What is a Mental Health Diagnosis?
Receiving a mental health diagnosis can be scary for some and a relief for others. What does it mean? What is a “mental health diagnosis?” According to the American Psychiatric Association, it is defined as ” a health condition that involves changes in emotion, thinking, or behavior.” They are associated with distress and/or problems functioning in social, work, or family activities. Usually most people come to a therapist when symptoms are interfering in the above areas of your life and its causing problems and threatening the safety of maintaining stability.
Why does a mental health diagnosis matter? A diagnosis matters because it can be used as a tool that doctors, therapist, and clients can use to make advisement on the types of treatment options available.

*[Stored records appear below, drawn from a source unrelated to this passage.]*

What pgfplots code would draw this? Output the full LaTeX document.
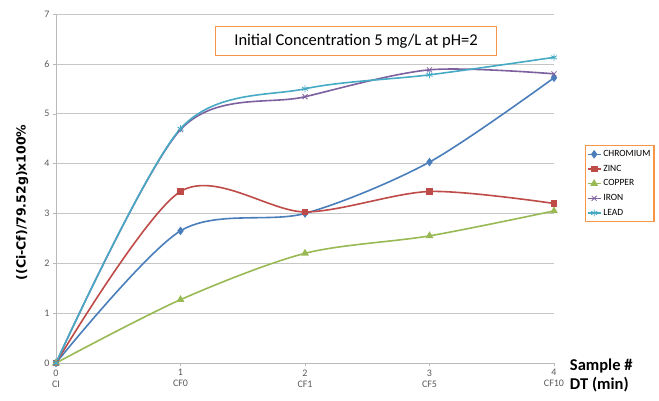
\documentclass[border=0pt]{standalone}
\usepackage{pgfplots}
\pgfplotsset{compat=1.18}
\usepackage{fontspec}
\setmainfont{Carlito}
\newfontfamily\labfont{DejaVu Sans}
\definecolor{cCr}{HTML}{4A7EBB}
\definecolor{cZn}{HTML}{BE4B48}
\definecolor{cCu}{HTML}{98B954}
\definecolor{cFe}{HTML}{7D60A0}
\definecolor{cPb}{HTML}{46AAC5}
\definecolor{boxor}{HTML}{F79646}
\begin{document}
\begin{tikzpicture}
\begin{axis}[
    at={(0,0)}, anchor=south west,
    scale only axis,
    width=498pt, height=349pt,
    xmin=0, xmax=4, ymin=0, ymax=7,
    xtick={0,1,2,3,4},
    xticklabels={{0\\CI},{1\\CF0},{2\\CF1},{3\\CF5},{4\\CF10}},
    ytick={0,1,...,7},
    x tick label style={align=center, font=\fontsize{10}{11}\selectfont, text=black!65},
    y tick label style={font=\fontsize{10}{11}\selectfont, text=black!65},
    /pgf/number format/assume math mode=true,
    axis x line=bottom, axis y line=left,
    axis line style={gray!55, line width=0.8pt, -},
    tick style={gray!55},
    tick align=outside,
    major tick length=3pt,
    ymajorgrids=true,
    grid style={gray!45, line width=0.6pt},
    ylabel={((Ci-Cf)/79.52g)x100\%},
    ylabel style={at={(axis description cs:-0.068,0.46)}, anchor=center,
        font=\fontsize{12.5}{14}\labfont\bfseries},
    clip=false,
    every axis plot/.append style={smooth, line width=1.6pt},
    legend style={at={(rel axis cs:1.062,0.625)}, anchor=north west,
        draw=boxor, line width=1.2pt, font=\fontsize{9.5}{11}\selectfont,
        inner xsep=1.5pt, inner ysep=3pt, row sep=3pt, cells={anchor=west},
        legend image post style={line width=1.6pt}},
    legend image code/.code={\draw[#1] (0cm,0cm) -- (0.45cm,0cm);
        \draw[#1, only marks] plot coordinates {(0.225cm,0cm)};},
]
\addplot[cCr, mark=diamond*, mark size=3pt] coordinates {
    (0,0)(1,2.65)(2,3.0)(3,4.03)(4,5.72)};
\addlegendentry{CHROMIUM}
\addplot[cZn, mark=square*, mark size=2.6pt] coordinates {
    (0,0)(1,3.44)(2,3.03)(3,3.44)(4,3.2)};
\addlegendentry{ZINC}
\addplot[cCu, mark=triangle*, mark size=3pt] coordinates {
    (0,0)(1,1.27)(2,2.2)(3,2.55)(4,3.05)};
\addlegendentry{COPPER}
\addplot[cFe, mark=x, mark size=3.5pt, mark options={line width=0.8pt}] coordinates {
    (0,0)(1,4.68)(2,5.34)(3,5.88)(4,5.8)};
\addlegendentry{IRON}
\addplot[cPb, mark=asterisk, mark size=3.5pt, mark options={line width=0.8pt}] coordinates {
    (0,0)(1,4.7)(2,5.5)(3,5.78)(4,6.13)};
\addlegendentry{LEAD}
\node[draw=boxor, line width=1.6pt, fill=white, minimum width=281pt, minimum height=29pt,
    font=\fontsize{16.5}{18}\selectfont] at (axis cs:2.41,6.46) {Initial Concentration 5 mg/L at pH=2};
\node[anchor=west, font=\fontsize{16.5}{18}\selectfont\bfseries] at (axis cs:4.10,-0.06) {Sample \#};
\node[anchor=west, font=\fontsize{16.5}{18}\selectfont\bfseries] at (axis cs:4.10,-0.44) {DT (min)};
\end{axis}
\pgfresetboundingbox
\path[use as bounding box] (-56pt,-38pt) rectangle (603pt,363pt);
\end{tikzpicture}
\end{document}
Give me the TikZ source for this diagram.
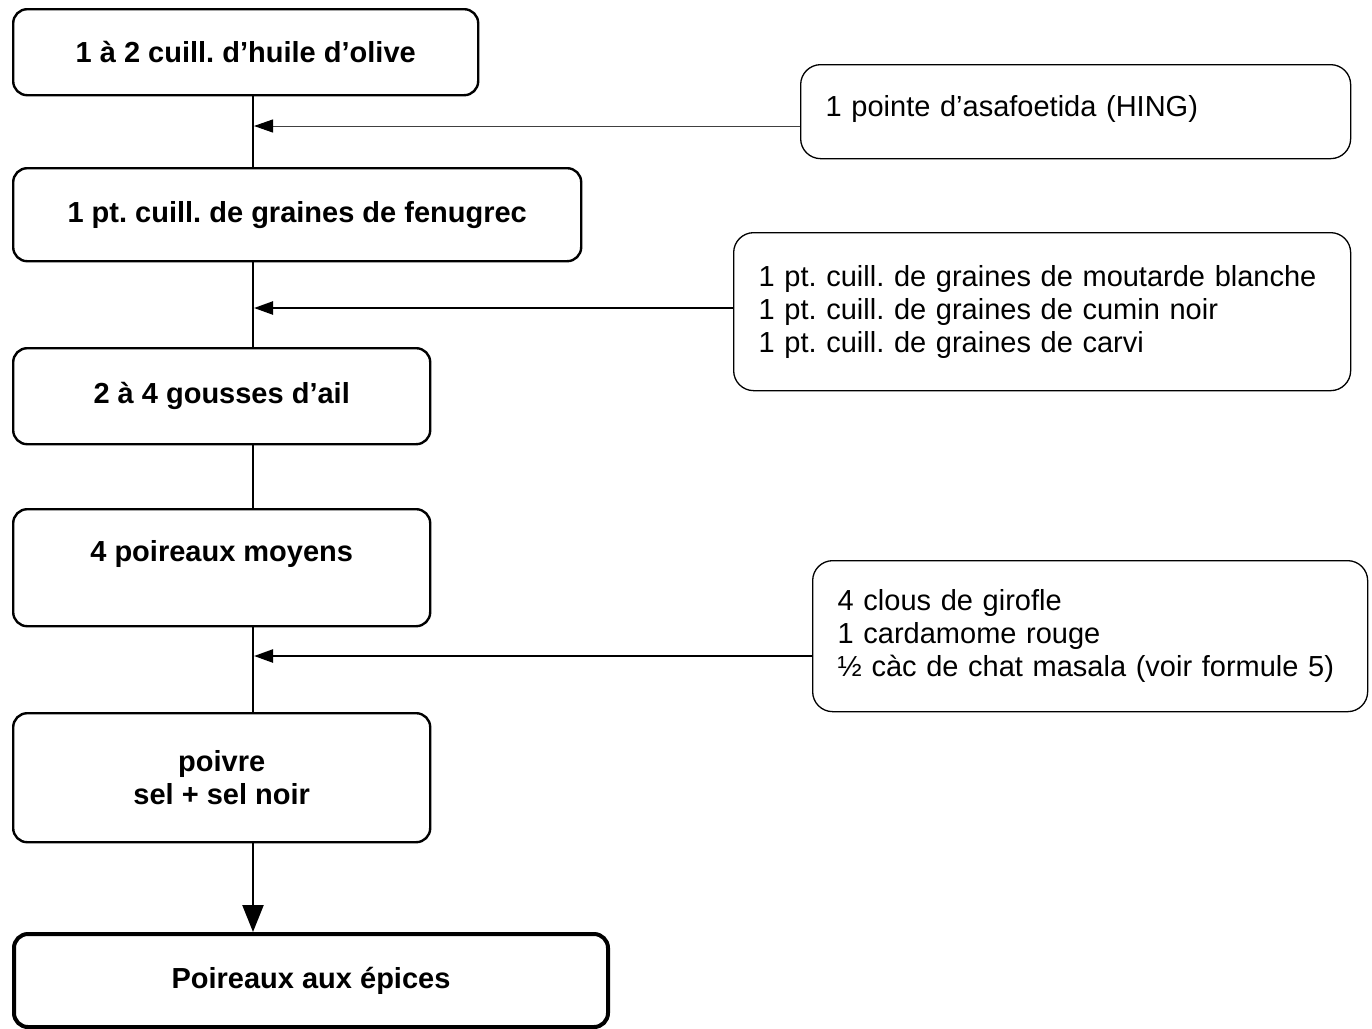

It is a way to good treatment. It is also for health insurance companied to know you have a condition that requires medical care. If needed, the diagnosis can be used to apply for disability benefits. Knowing what’s ailing you can give you a sense of control. This gives you the opportunity to learn more about the disorder, how its treated, and receiving resources needed to manage it.
Now that I am diagnosed, what’s next? In my practice, I often start working with Clients by asking them how much do they know about the diagnosis they were given. Often times, they don’t know much or nothing. I take the time to explain what the diagnosis mean and how it presents itself. I go over the criteria used to determine the diagnosis. I believe Clients have a right to know how the diagnosis is made, what is the reason they are giving it to you and how it will be used.
Here are a few things I recommend to get you started:
- Ask your doctor to explain your illness to you. Ask about symptoms, treatment options available, and if there are any resources in the community they refer their Clients to.
- Where can you go to find information about your illness? Ask for bool recommendations, websites, and other resources that will be helpful and provide further information. One source of information that is well known and useful is NAMI. They are the National Alliance on Mental Illness are have a myriad of resources and services for those that live with mental illness.
- Learn about your symptoms and the treatments available.
- Keeping a journal during this time will be helpful because there is a lot of information that you will be hit with during this time and having a place to keep up with all of it can reduce the stress of trying to remember it.